3. Probleme mit den Urheberrechten von Materialien?

Einigen Sie sich (auch bei Zusammenarbeit mit anderen Schulen) auf Materialien, für die Sie die vollen Nutzungsrechte haben. In den letzten Jahren wurde für Medien zur vereinfachten Anwendung der internationale Standard CC Creative Commons entwickelt, bei denen Authoren ihre Werke urheberrechtlich kennzeichnen können. Auf dieser Website erhalten Sie im Download-Bereich beispielsweise für alle Medien (Bilder, Videos, Audiodateien) die vollständig übertragenen Nutzungsrechte.
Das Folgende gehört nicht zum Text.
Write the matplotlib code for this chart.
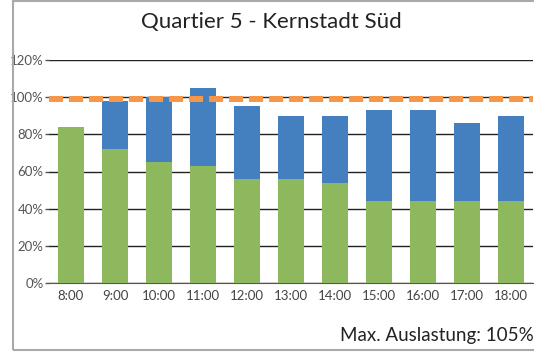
import matplotlib.pyplot as plt
from matplotlib.patches import Rectangle

# Auslastung je Stunde (Prozent)
stunden = ["8:00", "9:00", "10:00", "11:00", "12:00", "13:00", "14:00",
           "15:00", "16:00", "17:00", "18:00"]
grundlast = [84, 72, 65, 63, 56, 56, 54, 44, 44, 44, 44]
gesamt = [84, 98, 100, 105, 95, 90, 90, 93, 93, 86, 90]
grenze = 99

zusatz = [g - b for g, b in zip(gesamt, grundlast)]

plt.rcParams['font.family'] = ['Lato', 'DejaVu Sans']

fig = plt.figure(figsize=(5.34, 3.53), dpi=100)
W, H = 534, 353
ax = fig.add_axes([49 / W, 1 - 283 / H, (533 - 49) / W, (283 - 60) / H])

x = range(len(stunden))
ax.bar(x, grundlast, width=0.59, color="#8DB85D", zorder=3)
ax.bar(x, zusatz, width=0.59, bottom=grundlast, color="#4480C0", zorder=3)
ax.plot([-0.5, len(stunden) - 0.5], [grenze, grenze], color="#F79646",
        lw=4.3, dashes=(2.35, 1.0), solid_capstyle="butt", zorder=4)

ax.set_xlim(-0.5, len(stunden) - 0.5)
ax.set_ylim(0, 120)
ax.set_yticks(range(0, 121, 20))
ax.set_yticklabels([f"{v}%" for v in range(0, 121, 20)])
ax.set_xticks(list(x))
ax.set_xticklabels(stunden)
ax.grid(axis="y", color="#222222", lw=1, zorder=1)
for s in ["left", "right", "top"]:
    ax.spines[s].set_visible(False)
ax.spines["bottom"].set_color("#555555")
ax.tick_params(axis="y", length=3, width=1, color="#555555", pad=1,
               labelsize=9.5, labelcolor="#555555")
ax.tick_params(axis="x", length=0, pad=5, labelsize=9.5, labelcolor="#444444")

fig.text(271 / W, 1 - 22 / H, "Quartier 5 - Kernstadt Süd", ha="center",
         va="center", fontsize=16, color="#222222")
fig.text(534 / W, 1 - 336 / H, "Max. Auslastung: 105%", ha="right",
         va="center", fontsize=13.5, color="#222222")

# Rahmen um das Diagramm
fig.patches.append(Rectangle((13 / W, 3 / H), 0.99, 1 - 4 / H,
                             transform=fig.transFigure, fill=False,
                             edgecolor="#aaaaaa", lw=1.5))

fig.savefig("out.png", dpi=100)
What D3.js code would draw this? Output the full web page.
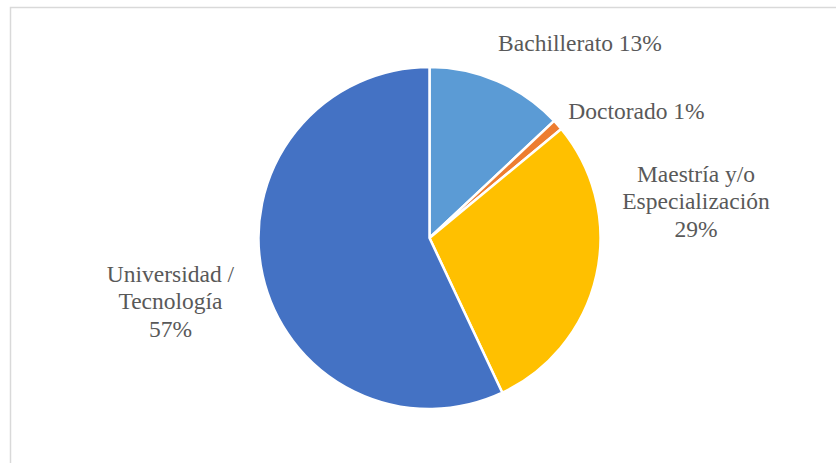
<!DOCTYPE html>
<html>
<head>
<meta charset="utf-8">
<script src="https://cdn.jsdelivr.net/npm/d3@7"></script>
<style>
  html, body { margin: 0; padding: 0; background: #ffffff; }
  svg { display: block; }
</style>
</head>
<body>
<svg id="chart" width="836" height="463"></svg>
<script>
// Nivel educativo: shares in percent, clockwise from 12 o'clock
const categories = ["Bachillerato", "Doctorado", "Maestría y/o Especialización", "Universidad / Tecnología"];
const values = [13, 1, 29, 57];
const colors = ["#5B9BD5", "#ED7D31", "#FFC000", "#4472C4"];
// Label lines for each slice (last line carries the percentage)
const labelLines = [
  ["Bachillerato 13%"],
  ["Doctorado 1%"],
  ["Maestría y/o", "Especialización", "29%"],
  ["Universidad /", "Tecnología", "57%"]
];

const svg = d3.select("#chart");
const W = 836, H = 463;
const FONT = '"Times New Roman", "Liberation Serif", serif';

// chart area frame
svg.append("rect")
  .attr("x", 10.5).attr("y", 7.5)
  .attr("width", W + 20).attr("height", H + 20)
  .attr("fill", "#ffffff")
  .attr("stroke", "#d9d9d9")
  .attr("stroke-width", 1.5);

const cx = 429.5, cy = 238, radius = 171;

const pie = d3.pie().sort(null).value(d => d)(values);
const arc = d3.arc().innerRadius(0).outerRadius(radius);

const g = svg.append("g").attr("transform", `translate(${cx},${cy})`);

g.selectAll("path.slice")
  .data(pie)
  .join("path")
  .attr("class", "slice")
  .attr("d", arc)
  .attr("fill", (d, i) => colors[i])
  .attr("stroke", "#ffffff")
  .attr("stroke-width", 2.5)
  .attr("stroke-linejoin", "round");

// Label anchor positions (absolute, centre of the first baseline)
const labelPos = [
  { x: 580, y: 51 },
  { x: 636.5, y: 118.5 },
  { x: 696, y: 182 },
  { x: 170.5, y: 282 }
];
const lineGap = 27.3;

labelLines.forEach((lines, i) => {
  const t = svg.append("text")
    .style("font-family", FONT)
    .style("font-size", "23.5px")
    .style("fill", "#595959")
    .attr("text-anchor", "middle")
    .attr("x", labelPos[i].x)
    .attr("y", labelPos[i].y);
  lines.forEach((ln, j) => {
    t.append("tspan")
      .attr("x", labelPos[i].x)
      .attr("dy", j === 0 ? 0 : lineGap)
      .text(ln);
  });
});
</script>
</body>
</html>
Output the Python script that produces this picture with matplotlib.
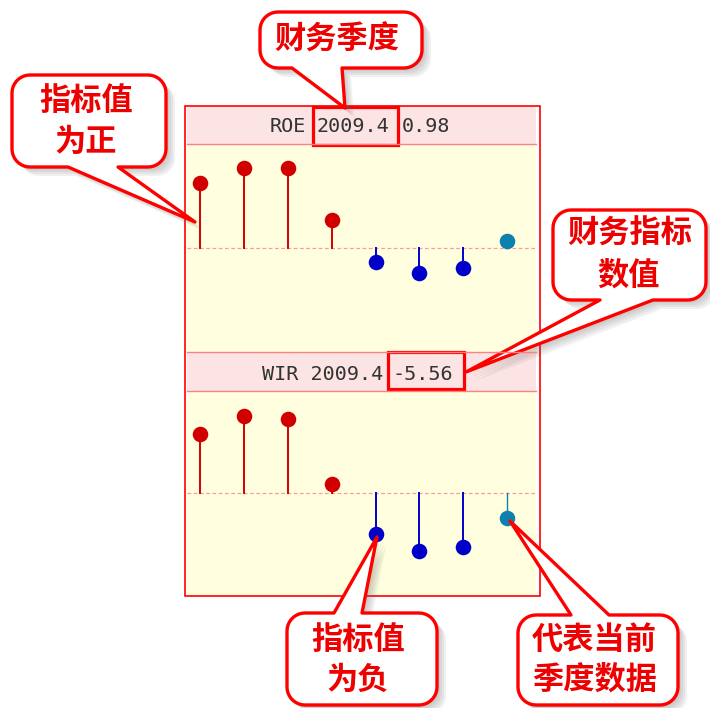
import numpy as np
import matplotlib
matplotlib.use('Agg')
import matplotlib.pyplot as plt
from matplotlib.patches import Polygon, Rectangle

plt.rcParams['font.family'] = ['Noto Sans CJK SC', 'DejaVu Sans']

# quarters shown in each panel, the last one is the current quarter
quarters = ['2007.1', '2007.2', '2007.3', '2007.4', '2008.1', '2008.2', '2008.3', '2009.4']
roe = [9.1, 11.2, 11.1, 3.8, -2.0, -3.5, -2.9, 0.98]
wir = [13.3, 17.3, 16.7, 2.2, -9.1, -12.9, -12.0, -5.56]
roe_lim = (-14.6, 14.5)
wir_lim = (-22.7, 22.9)

pos_color = '#D00000'
neg_color = '#0000C8'
cur_color = '#0E80AE'

W, H = 710, 708
fig = plt.figure(figsize=(W / 100, H / 100), dpi=100)
fig.patch.set_facecolor('white')


def px_axes(x0, y0, x1, y1):
  # axes placed by pixel box (y measured from top)
  return fig.add_axes([x0 / W, 1 - y1 / H, (x1 - x0) / W, (y1 - y0) / H])


# one stem panel
def stem_panel(ax, values, ylim):
  ax.set_facecolor('#FFFFE0')
  n = len(values)
  ax.axhline(0, color='#FF9A9A', lw=0.9, ls=(0, (3, 2)), zorder=1)
  for i, v in enumerate(values):
    if i == n - 1:
      c, lw = cur_color, 1.0
    elif v >= 0:
      c, lw = pos_color, 1.4
    else:
      c, lw = neg_color, 1.4
    ax.plot([i, i], [0, v], color=c, lw=lw, zorder=2)
    ax.plot(i, v, 'o', color=c, ms=11.2, mec='none', zorder=3)
  ax.set_xlim(-0.3, n - 1 + 0.66)
  ax.set_ylim(*ylim)
  ax.set_xticks([])
  ax.set_yticks([])
  for s in ax.spines.values():
    s.set_visible(False)


ax1 = px_axes(187, 144, 536, 352)
stem_panel(ax1, roe, roe_lim)
ax2 = px_axes(187, 391, 536, 595)
stem_panel(ax2, wir, wir_lim)

# overlay in pixel coordinates for headers, frame and callouts
ov = fig.add_axes([0, 0, 1, 1])
ov.set_xlim(0, W)
ov.set_ylim(H, 0)
ov.axis('off')
ov.patch.set_visible(False)
ov.set_zorder(10)

# header bands
for (y0, y1) in [(107, 144), (352, 391)]:
  ov.add_patch(Rectangle((187, y0), 349, y1 - y0, fc='#FDE4E4', ec='none'))
  ov.plot([187, 536], [y1, y1], color='#FF8080', lw=1.0)
ov.plot([187, 536], [352, 352], color='#FF8080', lw=1.0)

# outer frame
ov.add_patch(Rectangle((185, 106), 355, 490, fc='none', ec='#FF0000', lw=1.2))

mono = dict(family='DejaVu Sans Mono', fontsize=14.5, color='#333333', va='center', ha='left')
ov.text(270, 127, 'ROE', **mono)
ov.text(317, 127, quarters[-1], **mono)
ov.text(402, 127, '%.2f' % roe[-1], **mono)
ov.text(262, 374, 'WIR ' + quarters[-1], **mono)
ov.text(392, 374, '%.2f' % wir[-1], **mono)
ov.add_patch(Rectangle((313, 107), 85, 38, fc='none', ec='#FF0000', lw=2.3))
ov.add_patch(Rectangle((388, 352), 76, 37, fc='none', ec='#FF0000', lw=2.3))


# speech bubble outline: rounded box with a tail on top or bottom edge
def bubble(x0, y0, x1, y1, side, t0, t1, tip, r=18):
  pts = []

  def arc(cx, cy, a0, a1):
    for a in np.linspace(np.radians(a0), np.radians(a1), 10):
      pts.append((cx + r * np.cos(a), cy + r * np.sin(a)))

  pts.append((x0 + r, y0))
  if side == 'top':
    pts += [(t0, y0), tip, (t1, y0)]
  arc(x1 - r, y0 + r, -90, 0)
  arc(x1 - r, y1 - r, 0, 90)
  if side == 'bottom':
    pts += [(t1, y1), tip, (t0, y1)]
  arc(x0 + r, y1 - r, 90, 180)
  arc(x0 + r, y0 + r, 180, 270)
  pts = np.array(pts)
  # soft shadow
  for off in [9, 7, 5, 3]:
    ov.add_patch(Polygon(pts + [off, off], closed=True, fc='#606060', ec='none', alpha=0.09))
  ov.add_patch(Polygon(pts, closed=True, fc='white', ec='#FF0000', lw=2.4, joinstyle='round'))


def bubble_text(x, y, s):
  ov.text(x, y, s, ha='center', va='center', fontsize=22.5, fontweight='bold', color='#EE0000')


bubble(260, 12, 422, 68, 'bottom', 292, 342, (345, 108))
bubble_text(337, 40, '财务季度')

bubble(12, 75, 166, 167, 'bottom', 68, 118, (195, 222))
bubble_text(86, 101, '指标值')
bubble_text(86, 142, '为正')

bubble(553, 210, 706, 300, 'bottom', 600, 653, (466, 372))
bubble_text(630, 234, '财务指标')
bubble_text(629, 276, '数值')

bubble(287, 613, 437, 705, 'top', 334, 362, (377, 537))
bubble_text(358, 640, '指标值')
bubble_text(358, 680, '为负')

bubble(518, 615, 678, 705, 'top', 571, 609, (510, 521))
bubble_text(594, 640, '代表当前')
bubble_text(595, 680, '季度数据')

fig.savefig('out.png', dpi=100)
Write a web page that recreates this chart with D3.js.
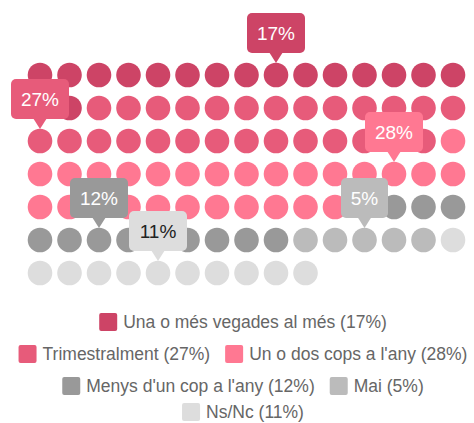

Das bedeutet, Sie können die Medien kostenlos verwenden, aber auch verändern – ohne Quellenangabe. Wichtig ist bei der Einrichtung von solchen Medienpools, dass Sie bei selbst hergestellten Materialien das Datum der Herstellung nachweisen können. Hierzu sollten Sie einen “Datenpool für Originale” anlegen, der auch nicht mehr geändert werden darf. Sonst könnte jemand anderer Sie beschuldigen, dass Sie seine Medien ohne Erlaubnis benutzen würden. Der Nachweis über das Herstellungsdatum eines Mediums zählt vor Gericht und ist daher wichtig.

HIlfreiche praktische Tipps sind auch in dem Buch “Freie Unterrichtsmaterialien” von Jöran Muuß-Merholz (Papier oder Kindle-Version) zu finden.